This was supposed to be the topic of our bible study on Wednesday, but we kept getting sidetracked with more mundane, mom-centered stuff. Basically, we needed to kvetch about our kids for a while. Some days are just like that.
The bible verse we were (supposed to be) looking at was Psalm 92:12-13
12 But the godly will flourish like palm trees
and grow strong like the cedars of Lebanon.
13 For they are transplanted to the Lord’s own house.
They flourish in the courts of our God.
What the devotional spoke about was how, so often, when we find ourselves in less than desirable circumstances, we moan and groan, (sorta like we moms were doing that evening). We complain about how terrible the situation (e.g. husband, boyfriend, children, job, boss, professors, friends) is, but we are stifled and smothered and remain stuck in the bad situation.
But a plant, when far away from a window, will slowly bend to reach the light. We too, as God’s children should reach towards the light in a situation. Sometimes just changing our perspective can go a long way to improving the situation. And sometimes not. But it’s worth a try.
What if, when “stuck” where you don’t want to be, instead of complaining, you ASKED God what your plan was supposed to be in the situation. Why did He put you there? Does he need you to learn something or teach someone? Is He trying to get your attention away from things? Or have you left Him by the wayside, choosing to tackle something on your own?
Last week, as many of you know, Dear Husband got laid off. He’s worked since he was a junior in high school and now he’s [redacted], so he’s been working for [redacted] well, a freakish number of years. I, on the other hand, am basically one of those underachieving Type Z personality where I just sit around eating Reese’s cups and making cute babies.
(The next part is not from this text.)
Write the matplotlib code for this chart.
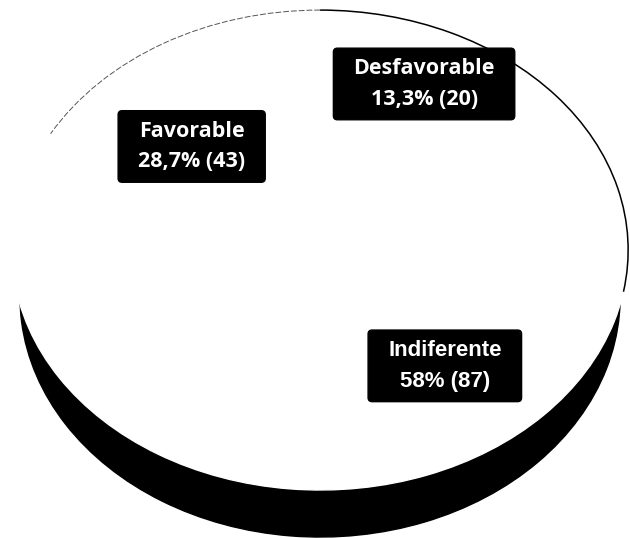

Mind you, I didn’t say they were well-behaved–just cute. So, in our new situation, I again asked God what He thought I should do. I was seriously hoping He would tell me that I needed to continue my useless, slacker ways and stay home and play with my last cute baby. I was totally ready to bloom in my own little house.
God, sheesh, however, had other plans. Yesterday, I had THREE calls from agencies (two after I posted yesterday’s blog). I even had TWO calls where they asked ME for recommendations for other people because I was WAY too qualified for the position they were trying to fill (see–there is a HUGE need for slacker chicks like me). Today I had a phone interview (that seemed to go pretty good if I DO say so myself), for a job that will carry us through December. Tomorrow (or today if you are reading this tomorrow), I have TWO MORE interviews. I even had a ANOTHER company call me at the end of the day to see if I would do a phone interview with them on Monday. SERIOUSLY? Now the last call, at a company I will not name in any way (see the whole, “don’t say bad things about people or companies in emails” entry) I won’t go work for them. I can’t. While reading their web site, the company stated the dress code is “business professional Monday through Thursday, and business casual on Friday.” That was listed as a perk. After my son was born I burned all my suits.
And my pantyhose.
Okay, I saved a few for tying up plants in the garden and for any potential funerals that I might need to attend but let me tell you–I would REALLY have to love you to wear pantyhose to your funeral. I don’t even plan on wearing them to mine! So I don’t think I will fit with a company that will require I upgrade my wardrobe beyond 2nd Avenue’s 2 for 1 sales.
So it looks like I will be joining the workforce in the near future. I’m working on blooming. I was hoping God had something else in store for me. Something that allowed me to sleep later and watch more “Flipping Out” and “Housewives of Atlanta” but given that I’ve had five calls for work, I’d say that’s the direction He’d like me to go. He knows He can’t be subtle with someone like me.
I’m a little nervous–but excited at the same time. I’m watching my husband make his “to do” list of all the things he plans on accomplishing during the 5 precious hours where the big kids are at school. I’m a little scared that some items include power tools. The Baby will be home and I’m not sure if he plans on just leaving her upstairs with Dora, or setting up the pack-n-play between the router and table saw. It will be interesting. Today, while I was still working out some of my mac issues from yesterday, I watched my husband brew beer, do some laundry (or at least carry it down to the basement), cut something on the table saw (what IS it about the table saw?), AND make something smelly for dinner. I think I’ll keep him.
So, think about where you are right now. Are you happy? Are you blooming? Are you reaching for the SONshine?